Der metaphorische Ausdruck „herunterbrechen“ steht dabei für das Verfahren, ein bedeutsames Ereignis oder eine gesellschaftliche Entwicklung auf ihren Gehalt für die Lokalberichterstattung zu reduzieren, sich quasi ,ein Stück davon abzuschneiden‘. Mit diesem Vorgehen lässt sich der Nachrichtenfaktor der räumlichen, mitunter auch emotionalen Nähe erzeugen. So porträtierte das Campus-Magazin pflichtlektüre der Technischen Universität Dortmund Teilnehmer der Olympischen Sommerspiele 2016 in Rio de Janeiro, die an der TU Dortmund studieren (pflichtlektüre 2016: 20-25). Dadurch gab die Redaktion dem weit entfernten Großereignis eine lokale Bedeutung. Dies kann auch sinnvoll sein, um komplexe Themen verständlicher aufzubereiten, indem sie auf das direkte Lebensumfeld der Leser projiziert werden. Entsprechend ist diese Form der Themengenerierung im → Lokaljournalismus von Tageszeitungen oder in anderen lokal begrenzten Publikationen gebräuchlich.

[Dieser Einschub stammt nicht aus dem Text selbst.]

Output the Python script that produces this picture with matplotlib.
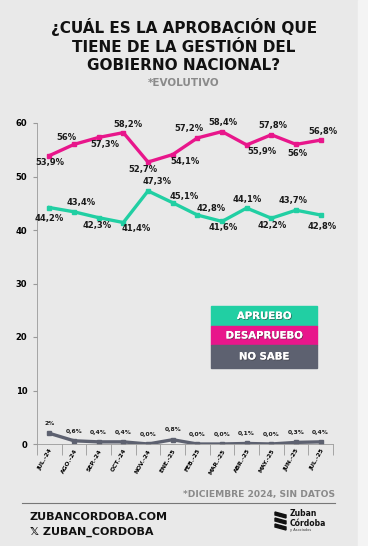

Für die Methode ist überwiegend einer der folgenden Untersuchungsansätze üblich:

1) Tragweite: Was bedeutet die Nachricht für den lokalen Berichterstattungsraum, in dem die Publikation erscheint? (z.B. Welche Auswirkungen haben die Terroranschläge auf das Sicherheitskonzept der Stadt? Welche Folgen hätten die Handelsabkommen TTIP und CETA für die Verbraucher und Firmen der Stadt?)

2) Situationsvergleich: Welche Situation ist im lokalen Berichterstattungsraum vorhanden und wie lässt sie sich mit der Situation vergleichen, die in der bestehenden Nachricht geschildert wird? (z.B. Mangel an Fachärzten, Pflegenotstand in Seniorenheimen)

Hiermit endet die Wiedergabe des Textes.